The Story
Why it exists.
The beginning
Harem Rose arrived in 2017, named for the secluded chambers of Ottoman palaces. The concept: intimacy, concealment, the space between what's hidden and what's revealed. Rasei Fort built this around damask rose and vanilla, two notes that shouldn't work together but absolutely do, sweetness meeting sweetness, then pulled back from the edge by benzoin's warm resin. The harem, in Fort's hands, isn't exoticism or fantasy. It's the idea of intimacy itself, of fragrance as something worn for no one but the self.
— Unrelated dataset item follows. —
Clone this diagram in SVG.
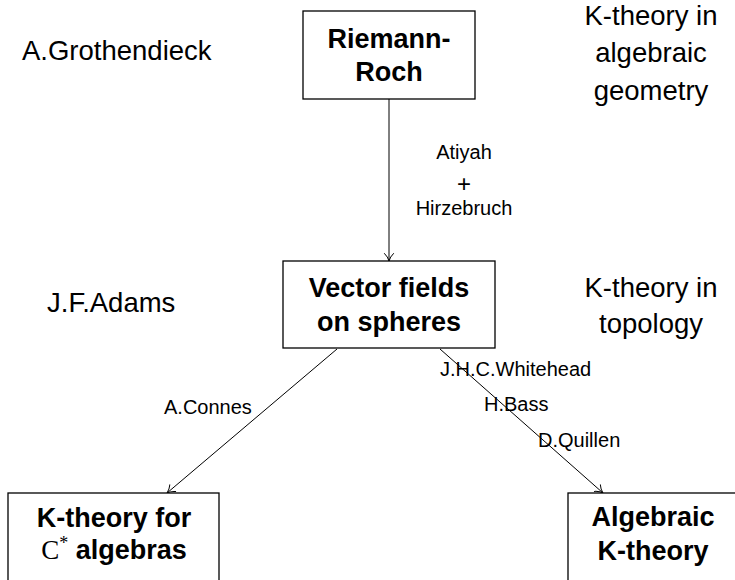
<svg xmlns="http://www.w3.org/2000/svg" width="735" height="580" viewBox="0 0 735 580">
  <defs>
    <marker id="arr" markerWidth="12" markerHeight="12" refX="10" refY="6" orient="auto" markerUnits="userSpaceOnUse">
      <path d="M2.5,1.5 Q6,5 10,6 Q6,7 2.5,10.5" fill="none" stroke="#000" stroke-width="1" stroke-linecap="round"/>
    </marker>
  </defs>
  <style>
    .box { fill: #fff; stroke: #000; stroke-width: 1.3; }
    .title { font-family: "Liberation Sans", Arial, sans-serif; font-size: 27px; font-weight: bold; text-anchor: middle; fill: #000; }
    .side { font-family: "Liberation Sans", Arial, sans-serif; font-size: 27.5px; fill: #000; }
    .lbl { font-family: "Liberation Sans", Arial, sans-serif; font-size: 20px; fill: #000; }
    .edge { fill: none; stroke: #000; stroke-width: 1; marker-end: url(#arr); }
    .math { font-family: "Liberation Serif", "Times New Roman", serif; font-weight: normal; }
  </style>
  <rect width="735" height="580" fill="#fff"/>

  <!-- connectors -->
  <g id="edges">
    <line class="edge" x1="389" y1="99" x2="389" y2="261"/>
    <line class="edge" x1="337" y1="349" x2="167" y2="493"/>
    <line class="edge" x1="440" y1="349" x2="603" y2="493"/>
  </g>

  <!-- edge labels -->
  <g id="edge-labels">
    <text class="lbl" x="464" y="159" text-anchor="middle">Atiyah</text>
    <text class="lbl" x="464" y="192" text-anchor="middle" style="font-size:24px">+</text>
    <text class="lbl" x="464" y="215" text-anchor="middle">Hirzebruch</text>
    <text class="lbl" x="164" y="414">A.Connes</text>
    <text class="lbl" x="440" y="376">J.H.C.Whitehead</text>
    <text class="lbl" x="484" y="411">H.Bass</text>
    <text class="lbl" x="538" y="447">D.Quillen</text>
  </g>

  <!-- nodes -->
  <g id="riemann-roch">
    <rect class="box" x="303" y="11" width="172" height="88"/>
    <text class="title" x="389" y="48">Riemann-</text>
    <text class="title" x="389" y="81">Roch</text>
  </g>

  <g id="vector-fields">
    <rect class="box" x="283" y="261" width="212" height="87"/>
    <text class="title" x="389" y="297">Vector fields</text>
    <text class="title" x="389" y="331">on spheres</text>
  </g>

  <g id="k-theory-c-star">
    <rect class="box" x="8" y="493" width="211" height="110"/>
    <text class="title" x="114" y="527">K-theory for</text>
    <text class="title" x="114" y="559"><tspan class="math">C</tspan><tspan class="math" dy="-10" style="font-size:18px">*</tspan><tspan dy="10"> algebras</tspan></text>
  </g>

  <g id="algebraic-k-theory">
    <rect class="box" x="568" y="493" width="180" height="110"/>
    <text class="title" x="653" y="526">Algebraic</text>
    <text class="title" x="653" y="560">K-theory</text>
  </g>

  <!-- side annotations -->
  <g id="annotations">
    <text class="side" x="22" y="60">A.Grothendieck</text>
    <text class="side" x="651" y="25" text-anchor="middle">K-theory in</text>
    <text class="side" x="651" y="62" text-anchor="middle">algebraic</text>
    <text class="side" x="651" y="100" text-anchor="middle">geometry</text>
    <text class="side" x="47" y="312">J.F.Adams</text>
    <text class="side" x="651" y="297" text-anchor="middle">K-theory in</text>
    <text class="side" x="651" y="333" text-anchor="middle">topology</text>
  </g>
</svg>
The note structure is what makes Harem Rose unusual. Damask rose sits at the center, but it's not the crisp or dewy rose you might expect. It's cushioned by cashmere wood, deepened by benzoin, softened by vanilla. Vetiver enters late, bringing a green-earth undertone that keeps everything honest. The result is a rose that refuses easy categorization, too warm for spring, too lush for summer, but exactly right when you want something that hugs the skin rather than announcing itself to the room.
The evolution
The opening arrives soft. Damask rose and amber, a warm embrace rather than a statement. Musk threads through, adding cloud-like softness. For the first hour, it's quiet, rose and vanilla, intimate and close. Then benzoin rises. The vanilla deepens. The rose doesn't disappear; it transforms, becoming warmer, more resinous, more personal. By hour three, the florals settle into a warm amber-vanilla glow while vetiver and woods provide quiet grounding. The drydown lasts for hours, skin-close, warm, faintly sweet. What remains the next morning: benzoin and vanilla, soft as a secret.
Cultural impact
Harem Rose occupies a specific niche: the rose fragrance for people who think they don't like rose. The damask rose base is there, but it's softened by benzoin and vanilla into something warm and resinous rather than bright and floral. Fort & Manle's independent status means no market positioning pressure, just a self-taught perfumer following his instincts. The result is a fragrance that feels fully realized rather than formulaic.